• **Goal**
Please write out the lines of the data exactly, beginning with the first and ending with the line containing "SAMPLE_STEP_S = 2"; leave the pictures behind.
-- Begin Data extract --
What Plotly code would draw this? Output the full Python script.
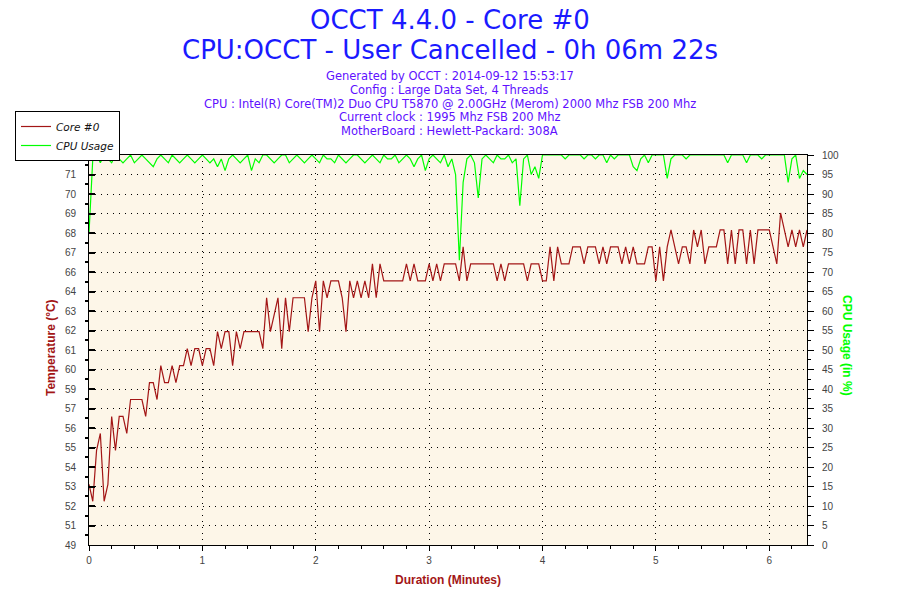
import numpy as np
import plotly.graph_objects as go

# OCCT sensor log, one reading kept every 2 seconds (0h 06m 22s run)
SAMPLE_STEP_S = 2

CORE0_TEMP = [
    # 0 - 66 s
    53, 52, 55, 56, 52, 53, 57, 55, 57, 57, 56, 58, 58, 58, 58, 57, 59, 59,
    58, 60, 59, 59, 60, 59, 60, 60, 61, 60, 61, 61, 60, 61, 61, 60,
    # 68 - 164 s
    62, 61, 62, 62, 60, 62, 61, 62, 62, 62, 62, 62, 61, 64, 62, 63, 64, 61,
    64, 62, 64, 64, 64, 64, 62, 64, 65, 62, 65, 64, 65, 65, 65, 64, 62, 65,
    64, 65, 64, 65, 64, 66, 64, 66, 65, 65, 65, 65, 65,
    # 166 - 264 s
    65, 66, 65, 66, 65, 65, 65, 66, 65, 66, 65, 66, 66, 66, 66, 65, 67, 65,
    66, 66, 66, 66, 66, 66, 66, 65, 66, 65, 66, 66, 66, 66, 66, 65, 66, 66,
    66, 65, 65, 67, 65, 67, 66, 66, 66, 67, 67, 67, 66, 67,
    # 266 - 380 s
    67, 67, 66, 67, 66, 67, 67, 67, 66, 67, 66, 67, 66, 66, 66, 67, 67, 65,
    67, 65, 67, 68, 67, 66, 67, 67, 66, 68, 67, 68, 66, 67, 67, 67, 68, 68,
    66, 68, 66, 68, 68, 66, 68, 66, 68, 68, 68, 68, 67, 66, 69, 68, 67, 68,
    67, 68, 67, 68,
]

CPU_USAGE = [
    80, 99, 100, 98, 100, 99, 98, 100, 99, 98,
    99, 100, 98, 99, 100, 99, 98, 97, 99, 100,
    99, 98, 100, 99, 98, 99, 100, 99, 98, 99,
    100, 99, 98, 99, 97, 99, 96, 99, 100, 99,
    98, 99, 100, 96, 99, 98, 100, 100, 99, 98,
    99, 100, 100, 98, 99, 100, 99, 98, 99, 100,
    99, 98, 100, 99, 99, 98, 100, 99, 98, 99,
    100, 100, 99, 98, 99, 100, 99, 98, 100, 99,
    99, 100, 98, 99, 100, 99, 97, 99, 100, 96,
    99, 100, 99, 98, 100, 97, 99, 95, 73, 93,
    99, 100, 98, 89, 99, 100, 99, 98, 100, 99,
    99, 100, 98, 99, 87, 99, 100, 95, 97, 94,
    100, 100, 100, 100, 100, 100, 99, 100, 100, 100,
    100, 99, 100, 100, 99, 100, 100, 98, 100, 99,
    100, 100, 100, 100, 97, 96, 99, 100, 98, 100,
    100, 100, 100, 94, 99, 100, 100, 100, 99, 100,
    100, 100, 100, 100, 100, 100, 100, 100, 100, 98,
    100, 100, 100, 100, 98, 100, 100, 100, 99, 100,
    100, 100, 100, 100, 100, 93, 99, 100, 94, 96,
    95,
]

TEMP_RANGE = (49.42, 72.42)
TEMP_TICK_LABELS = ["49", "51", "52", "53", "54", "55", "56", "57", "59", "60",
                    "61", "62", "63", "64", "66", "67", "68", "69", "70", "71", "72"]
CPU_TICKS = list(range(0, 101, 5))
DURATION_TICKS = [0, 1, 2, 3, 4, 5, 6]
DURATION_MAX = 6.333

TITLE_LINES = ["OCCT 4.4.0 - Core #0", "CPU:OCCT - User Cancelled - 0h 06m 22s"]
INFO_LINES = [
    "Generated by OCCT : 2014-09-12 15:53:17",
    "Config : Large Data Set, 4 Threads",
    "CPU : Intel(R) Core(TM)2 Duo CPU T5870 @ 2.00GHz (Merom) 2000 Mhz FSB 200 Mhz",
    "Current clock : 1995 Mhz FSB 200 Mhz",
    "MotherBoard : Hewlett-Packard: 308A",
]

TEMP_COLOR = "#A31616"
CPU_COLOR = "#00FF00"
TITLE_COLOR = "#1A1AFF"
INFO_COLOR = "#6010FF"
TICK_FONT = dict(family="Liberation Sans, Arial, sans-serif", size=10, color="#444")

# the page adds an 8px body margin, so the figure is a bit smaller and
# everything below is laid out in page pixels
PAGE_MARGIN = 8
FIG_W, FIG_H = 900 - PAGE_MARGIN, 600 - PAGE_MARGIN
# plot area in page pixels
PL, PR, PT, PB = 89, 807, 155, 545


def px_x(px):
    return (px - PL) / (PR - PL)


def px_y(py):
    return (PB - py) / (PB - PT)


minutes = [i * SAMPLE_STEP_S / 60 for i in range(len(CORE0_TEMP))]
temp_ticks = np.linspace(TEMP_RANGE[0], TEMP_RANGE[1], len(TEMP_TICK_LABELS))
temp_minor = (temp_ticks[:-1] + temp_ticks[1:]) / 2

fig = go.Figure()
fig.add_trace(go.Scatter(
    x=minutes, y=CORE0_TEMP, name="Core #0", mode="lines",
    line=dict(color=TEMP_COLOR, width=1.2),
))
fig.add_trace(go.Scatter(
    x=minutes, y=CPU_USAGE, name="CPU Usage", mode="lines", yaxis="y2",
    line=dict(color=CPU_COLOR, width=1.2),
))

fig.update_layout(
    width=FIG_W, height=FIG_H,
    margin=dict(l=PL - PAGE_MARGIN, r=FIG_W - (PR - PAGE_MARGIN),
                t=PT - PAGE_MARGIN, b=FIG_H - (PB - PAGE_MARGIN),
                autoexpand=False),
    paper_bgcolor="white", plot_bgcolor="#FDF6E8",
    showlegend=True,
    legend=dict(
        x=px_x(15), y=px_y(111), xanchor="left", yanchor="top",
        bgcolor="white", bordercolor="black", borderwidth=1,
        font=dict(family="DejaVu Sans, Verdana, sans-serif", size=10.5,
                  color="#111", style="italic"),
        tracegroupgap=0, itemwidth=30,
    ),
    xaxis=dict(
        range=[0, DURATION_MAX], tickvals=DURATION_TICKS,
        showline=True, linecolor="black", linewidth=1, mirror=True,
        ticks="outside", ticklen=5, tickcolor="black",
        tickfont=TICK_FONT, ticklabelstandoff=1,
        showgrid=True, gridcolor="black", gridwidth=1, griddash="1px,5px",
        zeroline=False,
        minor=dict(dtick=0.2, ticks="outside", ticklen=3, tickcolor="black",
                   showgrid=False),
    ),
    yaxis=dict(
        range=list(TEMP_RANGE), tickmode="array",
        tickvals=list(temp_ticks), ticktext=TEMP_TICK_LABELS,
        showline=True, linecolor="black", linewidth=1,
        ticks="inside", ticklen=6, tickwidth=2, tickcolor="black",
        tickfont=TICK_FONT, ticklabelstandoff=10,
        showgrid=True, gridcolor="black", gridwidth=1, griddash="1px,5px",
        zeroline=False,
        minor=dict(tickmode="array", tickvals=list(temp_minor), ticks="outside",
                   ticklen=3, tickcolor="black", showgrid=False),
    ),
    yaxis2=dict(
        range=[0, 100], tickvals=CPU_TICKS, overlaying="y", side="right",
        showline=True, linecolor="black", linewidth=1,
        ticks="outside", ticklen=6, tickcolor="black",
        tickfont=TICK_FONT, ticklabelstandoff=6,
        showgrid=False, zeroline=False,
        minor=dict(dtick=2.5, ticks="outside", ticklen=3, tickcolor="black"),
    ),
)

# title block
title_y = [20, 50]
for text, py in zip(TITLE_LINES, title_y):
    fig.add_annotation(
        text=text, xref="paper", yref="paper", x=px_x(450), y=px_y(py),
        xanchor="center", yanchor="middle", showarrow=False,
        font=dict(family="DejaVu Sans, Verdana, sans-serif", size=26, color=TITLE_COLOR),
    )
info_y = [76, 90, 104, 117, 131]
for text, py in zip(INFO_LINES, info_y):
    fig.add_annotation(
        text=text, xref="paper", yref="paper", x=px_x(450), y=px_y(py),
        xanchor="center", yanchor="middle", showarrow=False,
        font=dict(family="DejaVu Sans, Verdana, sans-serif", size=11.5, color=INFO_COLOR),
    )

# axis titles
axis_font = dict(family="Liberation Sans, Arial, sans-serif", size=12, weight="bold")
fig.add_annotation(
    text="Temperature (°C)", xref="paper", yref="paper", x=px_x(51), y=px_y(348),
    textangle=-90, showarrow=False, xanchor="center", yanchor="middle",
    font=dict(axis_font, color=TEMP_COLOR),
)
fig.add_annotation(
    text="CPU Usage (in %)", xref="paper", yref="paper", x=px_x(847), y=px_y(345),
    textangle=90, showarrow=False, xanchor="center", yanchor="middle",
    font=dict(axis_font, color=CPU_COLOR),
)
fig.add_annotation(
    text="Duration (Minutes)", xref="paper", yref="paper", x=px_x(448), y=px_y(580),
    showarrow=False, xanchor="center", yanchor="middle",
    font=dict(axis_font, color=TEMP_COLOR),
)

fig.write_html("out.html")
-- End Data extract --
• **Finished answer**
What Plotly code would draw this? Output the full Python script.
import numpy as np
import plotly.graph_objects as go

# OCCT sensor log, one reading kept every 2 seconds (0h 06m 22s run)
SAMPLE_STEP_S = 2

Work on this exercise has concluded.